There’s a commercial that runs this time of year. I’ve noticed it for at least three years now. In it, a beautiful, blue-eyed, blonde haired woman in her mid to late 20s sits on a train, moving through the snow covered territory, which reminds me of the Hudson Valley in New York state. As the train pulls into the station, her eyes light up and her brilliant white teeth break beam through her perfectly polished lips as her face erupts in a grand smile. As the train comes to a stop, cherub like children run along side the train, the cause, no doubt, of her smile, waving to her and running, until, the scene culminates with them running into her arms as Christmas music plays in the background and we are reminded of the power that teeth whitening strips can have on our holiday.

The commercial used to make me cry. It evokes, in me, such longing, and such a reminder of those things unfulfilled in my life. The woman, as presented in this 30 second film, seems to have everything: the family, the idyllic back drop for the season, the teeth. I can remember when I first moved to Chicago from New York, from knowing a whole community of people to knowing almost no one, I would watch this commercial and wonder who I had failed so miserably—failed to create this life that was being projected as what I was supposed to want, what I was supposed to have. Of course, it wasn’t just that commercial. There were and are others as well—reminders of what I don’t have—the big house, the perfectly decorated living room, the 2.5 children, the family that never fights—all the things I see, all the ways I come up short.

And now? Now life is different…people I love are all around me. Chicago feels, if not like home, at least like a good resting place.
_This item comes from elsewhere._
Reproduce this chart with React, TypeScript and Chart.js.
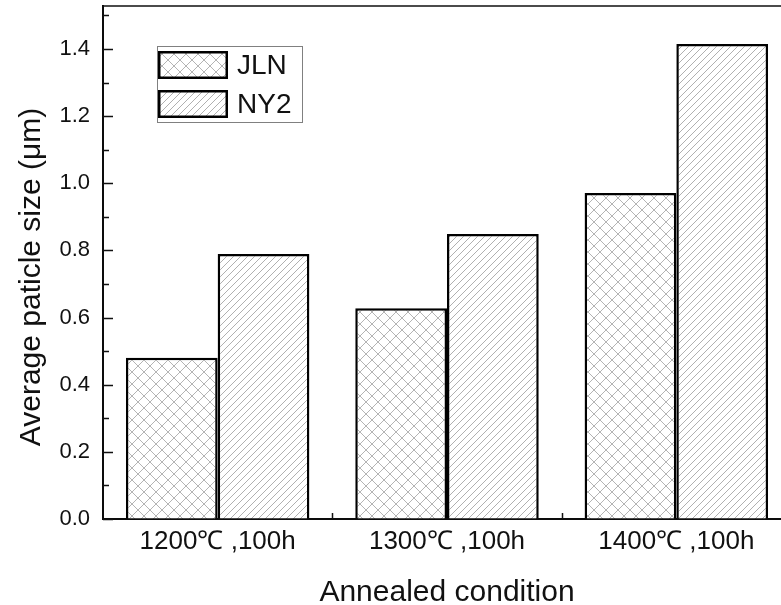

And yet I see that commercial and while I don’t cry, I find myself still feeling like I’ve come up short, like I’ve not done what is supposed to be done.

The challenge of living in Advent–the challenge of living the Christian faith–is living with both a foot in both worlds–the world of media, of life, of this world and the world that is that of the Christian life–the world that is and yet is not yet, looking for the coming, looking for the things, the places where the veil grows thin and the world is transformed without the power of Crest white strips.
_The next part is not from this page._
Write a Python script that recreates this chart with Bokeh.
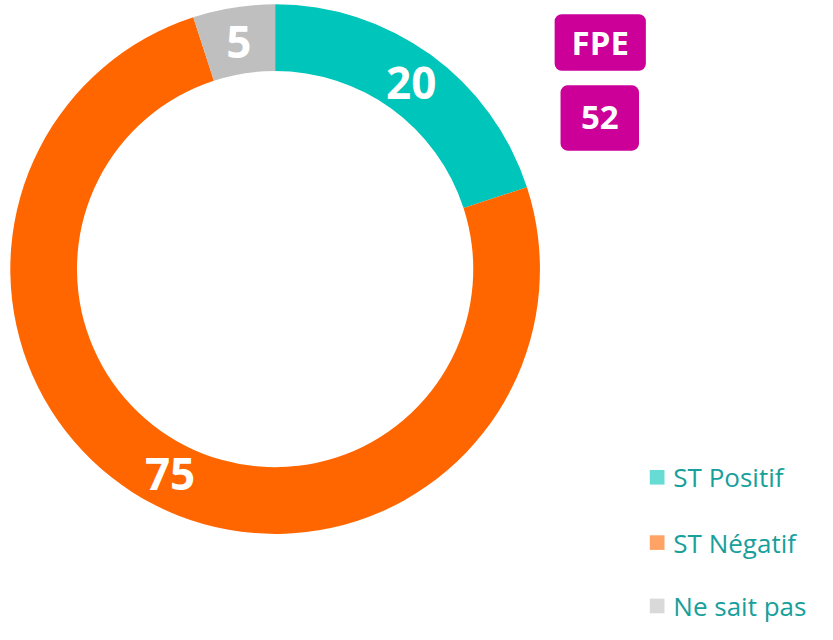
import math
from bokeh.plotting import figure
from bokeh.models import ColumnDataSource, Range1d, BoxAnnotation, Label
from bokeh.core.properties import value
from bokeh.embed import file_html
from bokeh.resources import INLINE

# ---- data ----
categories = ["ST Positif", "ST Négatif", "Ne sait pas"]
values = [20, 75, 5]
labels = ["20", "75", "5"]
colors = ["#00C5BA", "#FF6600", "#BFBFBF"]
legend_colors = ["#66DCD5", "#FFA266", "#D9D9D9"]
badge_title = "FPE"
badge_value = "52"

W, H = 833, 640
FONT = "Open Sans"

def Y(py):
    return H - py

cx, cy = 280, Y(275.5)
r_in, r_out = 202, 270

total = sum(values)
starts, ends, mids = [], [], []
cum = 0
for v in values:
    a0 = math.pi / 2 - 2 * math.pi * cum / total
    cum += v
    a1 = math.pi / 2 - 2 * math.pi * cum / total
    starts.append(a0)
    ends.append(a1)
    mids.append((a0 + a1) / 2)

r_mid = (r_in + r_out) / 2
src = ColumnDataSource(dict(
    start=starts, end=ends, color=colors, cat=categories,
    lx=[cx + r_mid * math.cos(m) for m in mids],
    ly=[cy + r_mid * math.sin(m) for m in mids],
    lab=labels,
))

p = figure(width=W - 16, height=H - 16, output_backend="svg", toolbar_location=None,
           x_range=Range1d(0, W), y_range=Range1d(0, H),
           x_axis_location=None, y_axis_location=None,
           min_border=0, outline_line_color=None)
p.grid.visible = False
p.background_fill_color = "white"

p.annular_wedge(x=cx, y=cy, inner_radius=r_in, outer_radius=r_out,
                start_angle="start", end_angle="end", direction="clock",
                fill_color="color", line_color=None, source=src)

p.text(x="lx", y="ly", text="lab", source=src, text_color="white",
       text_font=value(FONT), text_font_style="bold", text_font_size="44px",
       text_align="center", text_baseline="middle")

# badges
p.add_layout(BoxAnnotation(left=565, right=658, top=Y(14), bottom=Y(72),
                           fill_color="#CC0099", fill_alpha=1, line_color=None,
                           border_radius=7))
p.add_layout(BoxAnnotation(left=571, right=651, top=Y(87), bottom=Y(154),
                           fill_color="#CC0099", fill_alpha=1, line_color=None,
                           border_radius=7))
p.add_layout(Label(x=611.5, y=Y(43), text=badge_title, text_color="white",
                   text_font=FONT, text_font_style="bold", text_font_size="33px",
                   text_align="center", text_baseline="middle"))
p.add_layout(Label(x=611, y=Y(120.5), text=badge_value, text_color="white",
                   text_font=FONT, text_font_style="bold", text_font_size="33px",
                   text_align="center", text_baseline="middle"))

# legend
leg_y = [Y(489), Y(556), Y(621)]
leg = ColumnDataSource(dict(x=[669.5] * 3, tx=[686] * 3, y=leg_y,
                            color=legend_colors, cat=categories))
p.rect(x="x", y="y", width=15, height=15, fill_color="color", line_color=None, source=leg)
p.text(x="tx", y="y", text="cat", source=leg, text_color="#17A09B",
       text_font=value(FONT), text_font_size="26px",
       text_align="left", text_baseline="middle")

open("out.html", "w").write(file_html(p, INLINE))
A Song on the End of the World

On the day the world ends
A bee circles a clover,
A fisherman mends a glimmering net.
Happy porpoises jump in the sea,
By the rainspout young sparrows are playing
And the snake is gold-skinned as it
should always be.

On the day the world ends
Women walk through the fields under
their umbrellas,
A drunkard grows sleepy at the end of the lawn,
Vegetable peddlers shout in the street
And a yellow-sailed boat comes nearer the island,
A voice of a violin lasts in the air
And leads into a starry night.

And those who expected lightning and thunder
Are disappointed,
And those who expected signs of archangels’
trumpets
Do not believe it is happening now,
As long as the sun and the moon are above,
As long as the bumblebee visits a rose,
As long as rosy infants are born
No one believes it is happening now.

Only a white-haired old man, who would be
a prophet
Yet is not a prophet, for he’s much too busy,
Repeats while he binds his tomatoes:
There will be no other end of the world,
There will be no other end of the world.